O major Flávio Santiago, chefe da assessoria de imprensa da Polícia Militar de Minas Gerais, afirmou que os policiais envolvidos no caso agiram apenas no cumprimento da lei: “Os policiais, durante a operação do estado de flagrância, no momento em que se depararam com ela, viram elementos suficientes para perceberem a participação ou o envolvimento dela junto com demais suspeitos".
Santiago ainda classificou de “anacrônica” a acusação feita pelos defensores da cantora sobre a motivação para a sua detenção. “É uma fala anacrônica, completamente descabida. Houve um ônibus queimado, e a polícia conseguiu atrelar [a participação] os suspeitos. Como ela pertence a uma ocupação, isso chamou a atenção dos movimentos [sociais]. A polícia não fez nada além do previsto em lei. E a corporação é uma defensora dos direitos das pessoas”, disse.
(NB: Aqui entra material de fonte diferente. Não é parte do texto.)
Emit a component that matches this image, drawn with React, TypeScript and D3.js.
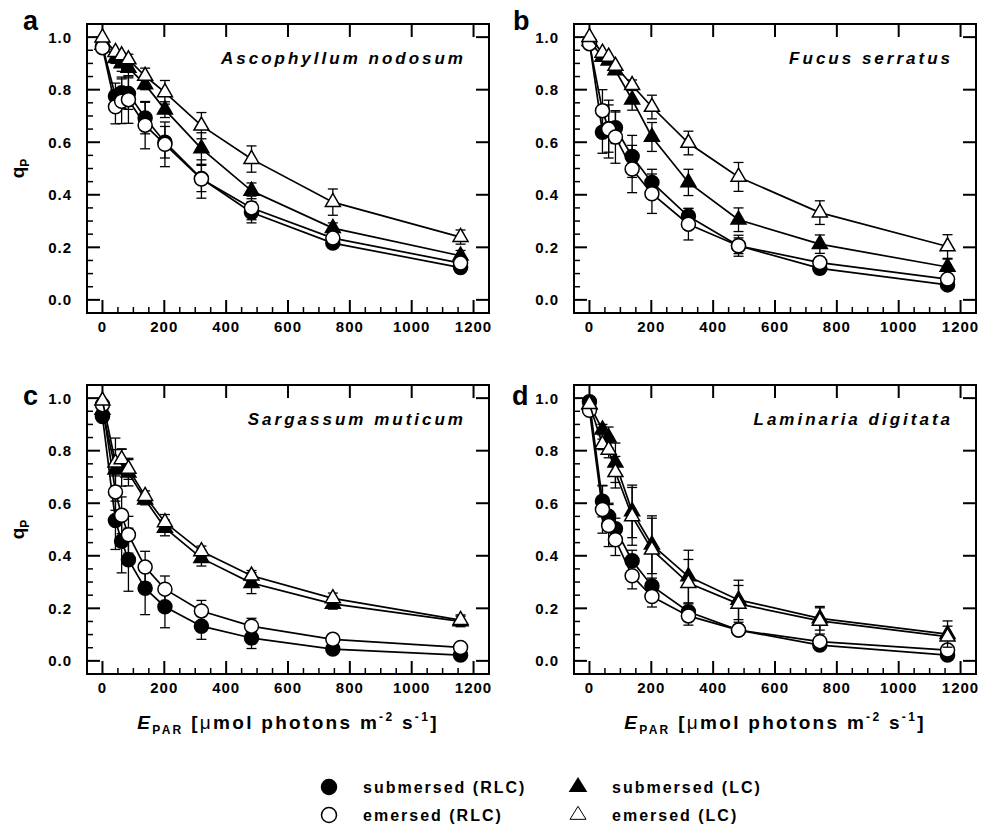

22 ônibus queimados neste ano
A Polícia Civil informou ter prendido quatro homens suspeitos de serem mandantes dos atos de vandalismo contra os coletivos. Ainda com investigação em curso, a corporação informou, de antemão, ter identificado que uma das motivações para os ataques teria sido a retaliação de criminosos do tráfico de drogas pela morte de um líder do bando. A apuração segue no intuito de prender mais suspeitos.
Sobre o caso específico da jovem, a assessoria de imprensa do órgão afirmou que não poderia pormenorizar situações individuais em face de uma investigação em andamento. Desde janeiro deste ano, 22 ônibus foram queimados em Belo Horizonte e região metropolitana.